Pre-tax profit at Scandinavian airline SAS slumped in the third quarter as hefty fuel costs and slowing passenger growth took a toll, and the company reiterated it would not make a profit after tax this year.
Soaring fuel prices and a weak market in Sweden have battered the company which is in the process of cutting costs and restructuring in order to remain competitive in a cut-throat industry.
Fuel prices are now 90 per cent above the same period last year.
The company said it had hedged half its fuel purchases over the next six months at an average price of $420 per tonne, adding to its costs.

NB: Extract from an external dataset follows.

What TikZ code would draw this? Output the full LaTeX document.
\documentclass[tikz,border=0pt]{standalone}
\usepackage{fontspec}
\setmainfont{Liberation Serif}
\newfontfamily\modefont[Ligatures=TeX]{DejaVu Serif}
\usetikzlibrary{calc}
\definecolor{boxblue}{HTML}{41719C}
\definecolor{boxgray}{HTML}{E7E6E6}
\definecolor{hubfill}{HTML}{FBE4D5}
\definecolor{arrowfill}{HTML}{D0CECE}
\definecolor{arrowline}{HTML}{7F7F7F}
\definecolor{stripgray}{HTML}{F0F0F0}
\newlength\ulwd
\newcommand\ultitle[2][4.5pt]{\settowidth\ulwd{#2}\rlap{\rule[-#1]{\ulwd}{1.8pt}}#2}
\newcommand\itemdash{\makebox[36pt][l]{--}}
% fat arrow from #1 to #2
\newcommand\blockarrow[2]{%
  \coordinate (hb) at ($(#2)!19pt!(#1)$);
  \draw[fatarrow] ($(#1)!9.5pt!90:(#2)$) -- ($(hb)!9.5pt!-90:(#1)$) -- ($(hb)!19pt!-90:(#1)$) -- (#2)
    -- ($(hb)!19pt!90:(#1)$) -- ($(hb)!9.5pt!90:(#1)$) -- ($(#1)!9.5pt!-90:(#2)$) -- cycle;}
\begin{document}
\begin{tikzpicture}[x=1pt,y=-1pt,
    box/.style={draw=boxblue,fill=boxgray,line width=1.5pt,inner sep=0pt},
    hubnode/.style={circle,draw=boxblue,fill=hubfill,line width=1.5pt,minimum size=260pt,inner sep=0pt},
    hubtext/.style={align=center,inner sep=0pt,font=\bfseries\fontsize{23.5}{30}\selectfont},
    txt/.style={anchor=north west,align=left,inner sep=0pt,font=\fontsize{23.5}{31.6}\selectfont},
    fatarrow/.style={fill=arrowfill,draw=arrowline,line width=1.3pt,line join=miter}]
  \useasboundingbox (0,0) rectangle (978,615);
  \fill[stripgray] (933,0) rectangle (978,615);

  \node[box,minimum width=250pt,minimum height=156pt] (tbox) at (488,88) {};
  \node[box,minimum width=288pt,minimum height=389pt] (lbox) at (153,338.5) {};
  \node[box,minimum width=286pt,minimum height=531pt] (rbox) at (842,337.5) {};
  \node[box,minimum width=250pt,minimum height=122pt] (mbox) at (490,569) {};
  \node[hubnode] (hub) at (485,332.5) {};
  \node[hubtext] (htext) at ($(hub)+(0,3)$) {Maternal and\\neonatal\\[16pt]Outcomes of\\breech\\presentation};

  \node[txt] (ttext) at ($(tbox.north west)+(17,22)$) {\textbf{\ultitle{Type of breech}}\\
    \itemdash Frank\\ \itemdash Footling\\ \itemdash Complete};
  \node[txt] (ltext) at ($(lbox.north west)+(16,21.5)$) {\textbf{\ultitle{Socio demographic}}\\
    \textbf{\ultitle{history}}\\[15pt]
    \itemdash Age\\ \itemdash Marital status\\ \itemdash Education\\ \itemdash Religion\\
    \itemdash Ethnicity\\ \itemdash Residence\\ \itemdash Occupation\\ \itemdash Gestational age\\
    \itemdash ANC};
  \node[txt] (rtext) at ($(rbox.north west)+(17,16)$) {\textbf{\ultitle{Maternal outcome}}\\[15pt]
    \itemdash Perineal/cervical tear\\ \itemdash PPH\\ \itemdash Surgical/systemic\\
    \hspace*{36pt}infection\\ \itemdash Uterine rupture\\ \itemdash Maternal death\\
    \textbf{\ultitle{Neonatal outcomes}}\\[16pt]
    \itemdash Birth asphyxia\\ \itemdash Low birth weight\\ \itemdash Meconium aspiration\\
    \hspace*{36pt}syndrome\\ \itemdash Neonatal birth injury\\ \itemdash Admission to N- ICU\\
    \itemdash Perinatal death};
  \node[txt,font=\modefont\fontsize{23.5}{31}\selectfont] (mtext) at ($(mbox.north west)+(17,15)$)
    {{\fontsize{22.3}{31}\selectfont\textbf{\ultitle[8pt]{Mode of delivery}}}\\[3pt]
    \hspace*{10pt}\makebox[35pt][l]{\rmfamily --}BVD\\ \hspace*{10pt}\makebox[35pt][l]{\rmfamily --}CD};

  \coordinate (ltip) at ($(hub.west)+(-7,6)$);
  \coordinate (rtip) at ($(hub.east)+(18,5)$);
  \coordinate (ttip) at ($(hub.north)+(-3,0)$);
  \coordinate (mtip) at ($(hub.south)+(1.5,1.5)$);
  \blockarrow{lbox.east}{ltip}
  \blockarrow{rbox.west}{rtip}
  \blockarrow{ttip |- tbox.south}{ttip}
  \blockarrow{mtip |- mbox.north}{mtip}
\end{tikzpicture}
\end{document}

The state-owned carrier of Sweden, Norway and Denmark posted a third quarter pre tax profit of 57 million crowns (€6.3 million) against €62.3 million a year ago.

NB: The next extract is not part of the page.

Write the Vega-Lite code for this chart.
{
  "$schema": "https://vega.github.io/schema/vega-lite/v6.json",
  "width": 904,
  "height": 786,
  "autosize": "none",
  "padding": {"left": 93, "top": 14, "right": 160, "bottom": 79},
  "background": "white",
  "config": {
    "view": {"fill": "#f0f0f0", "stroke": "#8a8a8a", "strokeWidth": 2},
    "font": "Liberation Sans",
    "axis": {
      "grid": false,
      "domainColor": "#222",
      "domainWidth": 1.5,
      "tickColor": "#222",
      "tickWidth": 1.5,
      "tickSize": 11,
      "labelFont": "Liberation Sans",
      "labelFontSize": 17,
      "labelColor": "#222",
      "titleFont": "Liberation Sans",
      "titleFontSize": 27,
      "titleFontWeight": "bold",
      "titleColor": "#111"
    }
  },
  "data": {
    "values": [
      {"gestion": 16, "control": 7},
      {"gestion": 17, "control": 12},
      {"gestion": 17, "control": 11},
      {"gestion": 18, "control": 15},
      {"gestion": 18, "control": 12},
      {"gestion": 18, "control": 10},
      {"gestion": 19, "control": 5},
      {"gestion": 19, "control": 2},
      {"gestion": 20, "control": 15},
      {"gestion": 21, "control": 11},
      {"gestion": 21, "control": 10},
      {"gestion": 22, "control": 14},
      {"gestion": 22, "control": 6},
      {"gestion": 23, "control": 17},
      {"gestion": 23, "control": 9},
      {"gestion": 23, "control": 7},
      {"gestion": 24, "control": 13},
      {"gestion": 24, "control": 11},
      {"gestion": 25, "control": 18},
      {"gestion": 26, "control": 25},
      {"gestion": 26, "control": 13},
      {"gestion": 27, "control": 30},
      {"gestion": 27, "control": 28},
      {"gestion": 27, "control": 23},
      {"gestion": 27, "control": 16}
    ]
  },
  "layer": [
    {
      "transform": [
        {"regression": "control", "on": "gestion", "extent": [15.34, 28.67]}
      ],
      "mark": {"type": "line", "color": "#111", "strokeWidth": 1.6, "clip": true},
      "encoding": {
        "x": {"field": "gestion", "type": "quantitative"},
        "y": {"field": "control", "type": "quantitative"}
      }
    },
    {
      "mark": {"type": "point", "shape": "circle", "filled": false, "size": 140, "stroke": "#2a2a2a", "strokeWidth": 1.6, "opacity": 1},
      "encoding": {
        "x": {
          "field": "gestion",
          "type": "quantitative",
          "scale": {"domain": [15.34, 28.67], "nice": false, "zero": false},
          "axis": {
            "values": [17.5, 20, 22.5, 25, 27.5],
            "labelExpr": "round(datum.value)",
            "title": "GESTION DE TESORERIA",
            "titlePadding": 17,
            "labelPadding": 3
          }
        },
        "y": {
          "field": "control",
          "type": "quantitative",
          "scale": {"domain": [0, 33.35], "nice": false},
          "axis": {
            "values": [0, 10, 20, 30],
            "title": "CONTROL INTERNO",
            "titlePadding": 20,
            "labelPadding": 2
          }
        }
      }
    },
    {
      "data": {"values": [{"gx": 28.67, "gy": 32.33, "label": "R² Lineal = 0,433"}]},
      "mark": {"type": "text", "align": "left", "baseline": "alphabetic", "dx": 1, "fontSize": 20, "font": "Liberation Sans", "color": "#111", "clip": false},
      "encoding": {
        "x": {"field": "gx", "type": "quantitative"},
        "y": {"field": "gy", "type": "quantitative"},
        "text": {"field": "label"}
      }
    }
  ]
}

"The negative market reaction is linked to the fact the results were below consensus, but this is mainly because it's very difficult to forecast SAS' results due to its high level of operational gearing," said Danske Equities analyst Mr Lars Heindorff.
Traffic numbers, which have been improving in recent months on the back of a nascent global economic revival, tapered off in the third quarter.

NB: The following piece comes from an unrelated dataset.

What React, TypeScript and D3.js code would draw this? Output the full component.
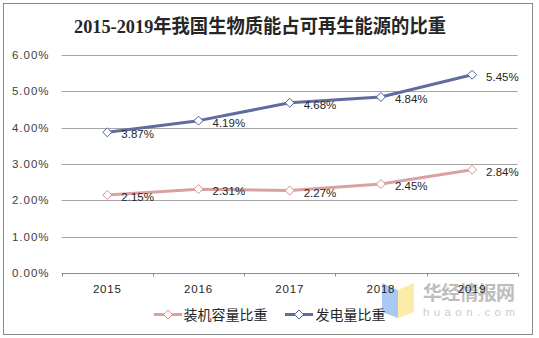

The airline's load factor - a measure of capacity use - fell 1.3 percentage points to 67.8 per cent compared with the same period in the previous year.
Yield, or revenue per passenger, fell 7 percent in the quarter due to competition and overcapacity, SAS said.
SAS said it had now achieved around 81 per cent of a cost reduction plan, which it aims to complete by 2005. "The fact that they confirm their cost cutting programme is running according to plan is the least one would expect, and is not in itself a positive trigger," said Sydbank analyst Mr Stig Nyman.